Select all lines with the string "this" in them, and copy those lines.

'''

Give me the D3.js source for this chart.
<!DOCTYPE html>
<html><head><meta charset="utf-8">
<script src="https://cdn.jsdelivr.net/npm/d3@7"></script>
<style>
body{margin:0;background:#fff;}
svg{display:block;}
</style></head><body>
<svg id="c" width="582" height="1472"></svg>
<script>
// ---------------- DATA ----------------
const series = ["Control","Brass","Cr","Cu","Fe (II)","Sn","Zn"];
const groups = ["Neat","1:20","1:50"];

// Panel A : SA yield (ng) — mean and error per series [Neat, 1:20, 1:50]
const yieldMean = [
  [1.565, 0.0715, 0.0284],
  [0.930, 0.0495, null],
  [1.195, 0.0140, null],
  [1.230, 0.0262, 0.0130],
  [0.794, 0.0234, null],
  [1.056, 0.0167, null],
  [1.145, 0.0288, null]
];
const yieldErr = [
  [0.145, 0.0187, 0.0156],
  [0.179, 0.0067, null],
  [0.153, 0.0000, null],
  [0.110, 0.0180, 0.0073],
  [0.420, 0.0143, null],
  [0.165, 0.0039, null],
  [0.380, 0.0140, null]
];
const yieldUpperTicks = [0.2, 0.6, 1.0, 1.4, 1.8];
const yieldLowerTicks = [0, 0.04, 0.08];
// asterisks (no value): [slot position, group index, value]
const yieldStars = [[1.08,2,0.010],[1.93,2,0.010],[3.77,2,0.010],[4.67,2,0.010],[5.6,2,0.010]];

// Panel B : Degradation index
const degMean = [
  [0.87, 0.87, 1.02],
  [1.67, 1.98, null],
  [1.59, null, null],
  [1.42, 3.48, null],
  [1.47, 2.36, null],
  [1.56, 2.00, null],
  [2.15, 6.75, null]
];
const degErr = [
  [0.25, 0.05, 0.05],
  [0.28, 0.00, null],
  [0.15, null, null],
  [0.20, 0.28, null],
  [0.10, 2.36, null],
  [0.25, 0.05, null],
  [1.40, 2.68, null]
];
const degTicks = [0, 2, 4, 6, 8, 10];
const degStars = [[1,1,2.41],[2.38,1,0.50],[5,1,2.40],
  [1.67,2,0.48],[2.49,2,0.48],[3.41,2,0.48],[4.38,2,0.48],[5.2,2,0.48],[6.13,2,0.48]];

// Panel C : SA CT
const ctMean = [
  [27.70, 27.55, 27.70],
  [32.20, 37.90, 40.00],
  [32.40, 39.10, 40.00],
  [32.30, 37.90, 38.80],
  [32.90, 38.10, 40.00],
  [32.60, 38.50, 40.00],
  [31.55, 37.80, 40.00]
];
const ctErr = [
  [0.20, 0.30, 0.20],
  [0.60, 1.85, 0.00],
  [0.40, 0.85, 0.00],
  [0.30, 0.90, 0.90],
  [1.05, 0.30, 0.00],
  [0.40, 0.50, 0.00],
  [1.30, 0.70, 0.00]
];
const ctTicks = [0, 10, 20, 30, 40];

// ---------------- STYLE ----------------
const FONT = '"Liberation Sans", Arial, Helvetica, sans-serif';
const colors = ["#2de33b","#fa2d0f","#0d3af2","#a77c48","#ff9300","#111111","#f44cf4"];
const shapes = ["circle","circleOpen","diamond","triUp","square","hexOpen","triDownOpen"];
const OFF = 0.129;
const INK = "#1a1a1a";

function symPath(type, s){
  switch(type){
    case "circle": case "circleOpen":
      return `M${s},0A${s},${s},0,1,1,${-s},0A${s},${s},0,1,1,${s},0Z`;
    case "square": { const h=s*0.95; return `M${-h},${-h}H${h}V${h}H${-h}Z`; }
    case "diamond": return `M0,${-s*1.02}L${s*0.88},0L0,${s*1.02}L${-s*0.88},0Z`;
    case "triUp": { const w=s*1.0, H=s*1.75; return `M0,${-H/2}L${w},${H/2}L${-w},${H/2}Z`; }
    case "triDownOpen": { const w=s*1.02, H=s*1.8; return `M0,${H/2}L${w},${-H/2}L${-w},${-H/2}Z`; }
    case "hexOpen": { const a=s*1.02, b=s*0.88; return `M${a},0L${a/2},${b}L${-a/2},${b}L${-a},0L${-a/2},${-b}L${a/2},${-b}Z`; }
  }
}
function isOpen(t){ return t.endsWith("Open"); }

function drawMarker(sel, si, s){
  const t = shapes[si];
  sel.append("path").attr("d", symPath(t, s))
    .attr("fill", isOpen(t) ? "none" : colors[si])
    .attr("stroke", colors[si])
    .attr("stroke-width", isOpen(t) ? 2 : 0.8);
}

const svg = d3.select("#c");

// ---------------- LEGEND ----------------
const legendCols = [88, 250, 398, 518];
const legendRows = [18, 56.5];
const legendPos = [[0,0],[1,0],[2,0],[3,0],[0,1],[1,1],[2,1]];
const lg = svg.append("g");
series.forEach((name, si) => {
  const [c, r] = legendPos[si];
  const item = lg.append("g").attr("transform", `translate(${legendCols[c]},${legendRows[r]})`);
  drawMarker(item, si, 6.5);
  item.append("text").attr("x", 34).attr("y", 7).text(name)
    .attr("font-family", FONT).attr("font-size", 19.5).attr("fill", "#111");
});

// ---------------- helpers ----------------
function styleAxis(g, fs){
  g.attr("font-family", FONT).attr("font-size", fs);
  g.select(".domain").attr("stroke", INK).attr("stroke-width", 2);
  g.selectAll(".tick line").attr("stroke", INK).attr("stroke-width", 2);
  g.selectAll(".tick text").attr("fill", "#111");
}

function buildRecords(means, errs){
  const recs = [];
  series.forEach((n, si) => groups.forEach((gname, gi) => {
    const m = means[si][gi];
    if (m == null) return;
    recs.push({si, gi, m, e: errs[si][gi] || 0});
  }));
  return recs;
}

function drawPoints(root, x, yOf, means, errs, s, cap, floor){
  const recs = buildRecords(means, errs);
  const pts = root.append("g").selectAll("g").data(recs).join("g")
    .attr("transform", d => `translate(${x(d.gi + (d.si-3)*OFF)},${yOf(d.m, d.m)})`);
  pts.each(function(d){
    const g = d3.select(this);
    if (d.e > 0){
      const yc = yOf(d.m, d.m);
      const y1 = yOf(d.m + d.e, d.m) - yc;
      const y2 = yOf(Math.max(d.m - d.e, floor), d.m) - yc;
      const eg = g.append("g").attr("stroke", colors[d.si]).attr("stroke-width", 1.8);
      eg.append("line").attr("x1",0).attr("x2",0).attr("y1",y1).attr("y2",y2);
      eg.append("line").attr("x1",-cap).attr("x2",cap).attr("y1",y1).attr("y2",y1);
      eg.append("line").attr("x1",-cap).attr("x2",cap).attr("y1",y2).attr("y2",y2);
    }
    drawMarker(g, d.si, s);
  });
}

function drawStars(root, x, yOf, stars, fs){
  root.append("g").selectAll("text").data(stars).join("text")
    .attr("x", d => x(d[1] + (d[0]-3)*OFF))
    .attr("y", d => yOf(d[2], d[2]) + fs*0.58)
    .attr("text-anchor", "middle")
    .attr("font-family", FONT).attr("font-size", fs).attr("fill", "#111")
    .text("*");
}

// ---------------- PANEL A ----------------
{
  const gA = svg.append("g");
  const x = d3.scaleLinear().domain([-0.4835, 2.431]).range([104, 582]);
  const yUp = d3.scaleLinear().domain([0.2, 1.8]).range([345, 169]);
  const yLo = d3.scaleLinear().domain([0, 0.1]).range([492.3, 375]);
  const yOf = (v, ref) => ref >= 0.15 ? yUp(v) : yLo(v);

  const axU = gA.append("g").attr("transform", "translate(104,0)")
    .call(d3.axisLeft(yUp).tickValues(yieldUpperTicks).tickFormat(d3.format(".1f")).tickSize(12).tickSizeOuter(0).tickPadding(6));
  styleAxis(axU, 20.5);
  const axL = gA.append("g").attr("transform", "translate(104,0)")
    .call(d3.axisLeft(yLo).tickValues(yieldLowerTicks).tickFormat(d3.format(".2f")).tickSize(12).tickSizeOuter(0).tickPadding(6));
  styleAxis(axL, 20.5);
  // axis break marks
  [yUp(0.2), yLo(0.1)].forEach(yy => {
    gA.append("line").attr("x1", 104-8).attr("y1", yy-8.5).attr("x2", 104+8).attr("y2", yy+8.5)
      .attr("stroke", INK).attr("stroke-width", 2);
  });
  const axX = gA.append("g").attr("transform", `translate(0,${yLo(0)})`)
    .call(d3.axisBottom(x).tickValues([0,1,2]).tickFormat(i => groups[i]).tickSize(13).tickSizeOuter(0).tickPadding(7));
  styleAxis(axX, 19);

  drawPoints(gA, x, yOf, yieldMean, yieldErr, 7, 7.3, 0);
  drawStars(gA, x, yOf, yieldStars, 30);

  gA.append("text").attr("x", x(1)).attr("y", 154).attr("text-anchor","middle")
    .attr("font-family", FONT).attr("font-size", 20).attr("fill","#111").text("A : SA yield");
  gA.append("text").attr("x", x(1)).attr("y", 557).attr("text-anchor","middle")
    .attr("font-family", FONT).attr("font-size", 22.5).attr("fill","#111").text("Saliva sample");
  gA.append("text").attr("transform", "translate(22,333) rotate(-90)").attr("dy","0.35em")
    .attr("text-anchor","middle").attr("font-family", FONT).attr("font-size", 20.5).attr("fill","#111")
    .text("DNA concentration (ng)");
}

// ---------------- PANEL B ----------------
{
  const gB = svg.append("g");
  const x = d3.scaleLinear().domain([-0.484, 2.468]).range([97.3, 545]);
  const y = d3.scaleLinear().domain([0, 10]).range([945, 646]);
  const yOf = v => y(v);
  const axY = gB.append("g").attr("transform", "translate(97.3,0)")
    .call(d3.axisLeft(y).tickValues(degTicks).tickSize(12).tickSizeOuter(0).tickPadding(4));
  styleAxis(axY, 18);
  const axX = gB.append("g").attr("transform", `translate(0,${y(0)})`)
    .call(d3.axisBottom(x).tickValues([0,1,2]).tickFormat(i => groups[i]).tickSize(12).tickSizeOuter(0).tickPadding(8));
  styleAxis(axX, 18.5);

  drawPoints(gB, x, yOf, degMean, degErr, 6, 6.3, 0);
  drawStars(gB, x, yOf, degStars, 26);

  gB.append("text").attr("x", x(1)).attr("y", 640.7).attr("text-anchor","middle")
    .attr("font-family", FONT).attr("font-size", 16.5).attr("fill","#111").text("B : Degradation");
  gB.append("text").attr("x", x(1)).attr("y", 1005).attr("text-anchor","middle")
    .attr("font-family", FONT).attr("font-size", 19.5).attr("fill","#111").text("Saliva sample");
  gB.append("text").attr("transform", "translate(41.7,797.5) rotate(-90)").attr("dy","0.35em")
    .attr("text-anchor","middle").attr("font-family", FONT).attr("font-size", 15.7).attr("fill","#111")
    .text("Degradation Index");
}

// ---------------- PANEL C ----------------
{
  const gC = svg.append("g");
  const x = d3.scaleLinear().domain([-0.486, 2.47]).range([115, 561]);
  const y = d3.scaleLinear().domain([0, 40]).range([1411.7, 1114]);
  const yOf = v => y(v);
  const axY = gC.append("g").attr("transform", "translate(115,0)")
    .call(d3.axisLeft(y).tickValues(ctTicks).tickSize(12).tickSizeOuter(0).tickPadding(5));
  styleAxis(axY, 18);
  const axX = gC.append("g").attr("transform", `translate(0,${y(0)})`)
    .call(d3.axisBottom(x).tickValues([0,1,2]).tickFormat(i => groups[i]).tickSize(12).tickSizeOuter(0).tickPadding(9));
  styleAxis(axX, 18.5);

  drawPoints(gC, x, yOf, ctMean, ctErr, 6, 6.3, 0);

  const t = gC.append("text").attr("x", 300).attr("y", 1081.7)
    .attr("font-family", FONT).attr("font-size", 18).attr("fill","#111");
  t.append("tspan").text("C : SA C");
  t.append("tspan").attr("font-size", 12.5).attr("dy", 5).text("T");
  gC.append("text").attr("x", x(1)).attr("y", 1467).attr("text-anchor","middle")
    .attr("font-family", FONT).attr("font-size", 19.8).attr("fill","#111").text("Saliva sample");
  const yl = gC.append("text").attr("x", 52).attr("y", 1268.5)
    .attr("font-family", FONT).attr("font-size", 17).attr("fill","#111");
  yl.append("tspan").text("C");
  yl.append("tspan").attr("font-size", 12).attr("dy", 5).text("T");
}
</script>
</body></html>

'''

Answer in full -
Give me the D3.js source for this chart.
    const g = d3.select(this);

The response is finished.